Ветер взвил её далекие спутанные волосы, мотал, крутил, и я с трудом различил: они густые, когда-то, века назад, были, верно, молодыми и золотыми, а нынче все исчерна-седые. Это не метельная белизна. Серый пепел. Голова сожжена горем, лютым приговором. Я знал, каким, но сам себе не говорил сам себя от внезапных, стыдных слёз на ветру берег.

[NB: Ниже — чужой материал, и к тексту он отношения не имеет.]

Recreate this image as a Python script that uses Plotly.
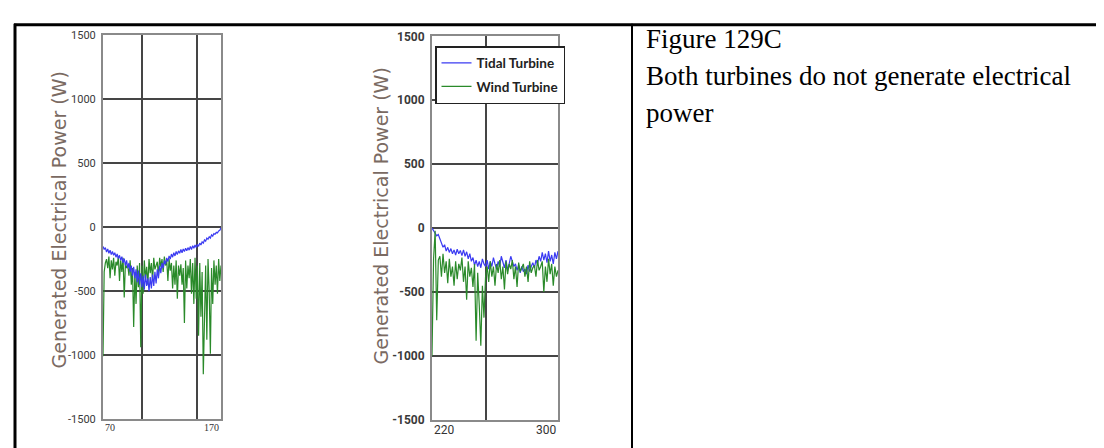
import plotly.graph_objects as go

W, H = 1104, 448

# ---------------- data ----------------
left_x = list(range(70, 171))
left_tidal = [
    -150, -175, -160, -195, -170, -205, -180, -215, -190, -220,
    -200, -235, -210, -245, -220, -260, -230, -280, -245, -300,
    -260, -320, -280, -350, -300, -380, -310, -400, -330, -430,
    -340, -450, -360, -470, -380, -490, -370, -460, -400, -500,
    -390, -480, -370, -460, -350, -440, -330, -400, -300, -360,
    -280, -320, -260, -290, -240, -270, -225, -250, -210, -235,
    -200, -225, -190, -215, -185, -205, -175, -200, -170, -190,
    -165, -185, -160, -180, -150, -175, -145, -165, -140, -160,
    -135, -150, -125, -140, -115, -125, -100, -110, -85, -95,
    -75, -85, -60, -70, -50, -55, -40, -45, -30, -25,
    -5,
]
left_wind = [
    -1010, -350, -280, -250, -320, -230, -400, -260, -330, -240,
    -380, -270, -300, -230, -420, -260, -350, -240, -550, -280,
    -320, -300, -380, -260, -450, -320, -780, -350, -600, -300,
    -470, -280, -940, -300, -520, -260, -400, -310, -450, -250,
    -360, -280, -420, -240, -330, -300, -270, -380, -240, -310,
    -250, -350, -230, -300, -260, -420, -250, -340, -280, -480,
    -300, -450, -260, -560, -300, -380, -290, -450, -320, -750,
    -260, -480, -300, -400, -250, -520, -280, -600, -240, -560,
    -300, -850, -280, -700, -350, -1150, -600, -300, -880, -250,
    -500, -990, -320, -600, -260, -450, -300, -520, -250, -420,
    -300,
]

right_x = list(range(220, 301))
right_tidal = [
    0, -20, -40, -60, -50, -90, -110, -150, -130, -180,
    -150, -190, -160, -200, -170, -210, -165, -200, -175, -215,
    -170, -220, -185, -240, -200, -260, -230, -290, -250, -300,
    -260, -310, -240, -280, -300, -250, -320, -260, -300, -230,
    -280, -320, -260, -300, -220, -270, -310, -250, -330, -280,
    -220, -260, -300, -280, -330, -290, -350, -300, -340, -320,
    -360, -290, -340, -300, -270, -310, -250, -280, -220, -260,
    -190, -250, -200, -270, -180, -260, -210, -280, -190, -240,
    -180,
]
right_wind = [
    -1000, -240, -20, -720, -250, -220, -380, -200, -350, -260,
    -430, -240, -380, -300, -450, -260, -400, -280, -330, -230,
    -420, -300, -560, -260, -380, -310, -460, -280, -880, -350,
    -600, -920, -450, -700, -380, -300, -420, -260, -380, -300,
    -450, -280, -350, -250, -400, -300, -480, -260, -360, -280,
    -320, -250, -400, -300, -460, -270, -340, -310, -280, -380,
    -300, -420, -260, -350, -310, -290, -380, -250, -330, -300,
    -260, -500, -300, -420, -240, -360, -280, -450, -300, -380,
    -330,
]

y_ticks = [-1500, -1000, -500, 0, 500, 1000, 1500]
y_tick_text = ["-1500", "-1000", "-500", "0", "500", "1000", "1500"]
left_grid_x = [103, 150]
right_grid_x = [254]
left_range = [70, 170]
right_range = [220, 300]
series_names = ["Tidal Turbine", "Wind Turbine"]
axis_title = "Generated Electrical Power (W)"
caption_lines = ["Figure 129C", "Both turbines do not generate electrical", "power"]

BLUE = "#3b3bf2"
GREEN = "#2a8a2a"

fig = go.Figure()
fig.add_trace(go.Scatter(x=left_x, y=left_wind, mode="lines", line=dict(color=GREEN, width=1.2),
                         xaxis="x", yaxis="y", showlegend=False))
fig.add_trace(go.Scatter(x=left_x, y=left_tidal, mode="lines", line=dict(color=BLUE, width=1.2),
                         xaxis="x", yaxis="y", showlegend=False))
fig.add_trace(go.Scatter(x=right_x, y=right_tidal, mode="lines", name=series_names[0],
                         line=dict(color=BLUE, width=1.2), xaxis="x2", yaxis="y2",
                         legendgroup="a", legendrank=1))
fig.add_trace(go.Scatter(x=right_x, y=right_wind, mode="lines", name=series_names[1],
                         line=dict(color=GREEN, width=1.2), xaxis="x2", yaxis="y2",
                         legendgroup="b", legendrank=2))

TICKFONT = "Roboto, sans-serif"

def xax(domain, rng, grid):
    return dict(domain=domain, range=rng, tickvals=grid, showticklabels=False,
                showgrid=True, gridcolor="#454545", gridwidth=1.6, zeroline=False,
                showline=True, mirror=True, linecolor="#8a8a8a", linewidth=2, ticks="")

def yax(domain, anchor, size, weight):
    return dict(domain=domain, range=[-1500, 1500], tickvals=y_ticks, ticktext=y_tick_text,
                anchor=anchor,
                showgrid=True, gridcolor="#454545", gridwidth=1.6, zeroline=False,
                showline=True, mirror=True, linecolor="#8a8a8a", linewidth=2, ticks="",
                ticklabelstandoff=3,
                tickfont=dict(family=TICKFONT, size=size, color="#3a3a3a", weight=weight))

fig.update_layout(
    width=W, height=H,
    margin=dict(l=0, r=0, t=0, b=0),
    paper_bgcolor="white", plot_bgcolor="white",
    xaxis=xax([95 / W, 213 / W], left_range, left_grid_x) | dict(anchor="y"),
    yaxis=yax([1 - 417 / H, 1 - 21 / H], "x", 11, "normal"),
    xaxis2=xax([424 / W, 550 / W], right_range, right_grid_x) | dict(anchor="y2"),
    yaxis2=yax([1 - 418 / H, 1 - 22 / H], "x2", 12, "bold"),
    showlegend=True,
    legend=dict(x=427 / W, y=1 - 32 / H, xanchor="left", yanchor="top",
                bgcolor="white", bordercolor="#222", borderwidth=1.5,
                font=dict(family="Lato, sans-serif", size=13.5, color="#222", weight="bold"),
                tracegroupgap=3, itemwidth=30),
)

# table borders
fig.add_shape(type="line", xref="paper", yref="paper", x0=6 / W, x1=1, y0=1 - 10 / H, y1=1 - 10 / H,
              line=dict(color="black", width=3))
fig.add_shape(type="line", xref="paper", yref="paper", x0=7 / W, x1=7 / W, y0=0, y1=1 - 9 / H,
              line=dict(color="black", width=3))
fig.add_shape(type="line", xref="paper", yref="paper", x0=624 / W, x1=624 / W, y0=0, y1=1 - 9 / H,
              line=dict(color="black", width=2))

# axis titles
TITLE_FONT = dict(family="DejaVu Sans, Verdana, sans-serif", size=19, color="#7a6a62")
for cx, cy in ((51, 212), (372, 208)):
    fig.add_annotation(text=axis_title, x=cx / W, y=1 - cy / H, xref="paper", yref="paper",
                       textangle=-90, showarrow=False, font=TITLE_FONT,
                       xanchor="center", yanchor="middle")

# x end labels
XL_FONT = dict(family="Liberation Serif, serif", size=10, color="#333")
fig.add_annotation(text=str(left_range[0]), x=left_range[0], y=1 - 418 / H, xref="x", yref="paper",
                   showarrow=False, font=XL_FONT, xanchor="left", yanchor="top")
fig.add_annotation(text=str(left_range[1]), x=left_range[1], y=1 - 418 / H, xref="x", yref="paper",
                   showarrow=False, font=XL_FONT, xanchor="right", yanchor="top")
XR_FONT = dict(family=TICKFONT, size=12, color="#333")
for v, anc in ((right_range[0], "left"), (right_range[1], "right")):
    fig.add_annotation(text=str(v), x=v, y=1 - 419 / H, xref="x2", yref="paper", showarrow=False,
                       font=XR_FONT, xanchor=anc, yanchor="top")

# right panel text
SERIF = "Liberation Serif, Times New Roman, serif"
for line, cy in zip(caption_lines, (25, 63, 101)):
    fig.add_annotation(text=line, x=636 / W, y=1 - cy / H, xref="paper", yref="paper",
                       showarrow=False, xanchor="left", yanchor="middle",
                       font=dict(family=SERIF, size=27, color="black"))

fig.write_html("out.html")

Сам себе берег сам себе оберег
Обернулась. Всё как я хотел. Намолил.
Я закрыл себе дрожащую нить рта голой ладонью, и под огненной кожей пополз стланик бороды, вспыхивала колкая дрожь усов, и мои, стриженные, видать, в иной жизни власы хлестали меня по впалым коричневым щекам: я превратился в живую кору дуба, в слои и голые зимние струи переплетённых веток, в забытый птичий крик. Вон она, птица, парит высоко над рынком, над нашей судьбою, войною.
Женщина с голой простоволосой головой, босая, стояла на дальнем берегу застыло, глядела на меня. Я только угадывал, что на меня глядела.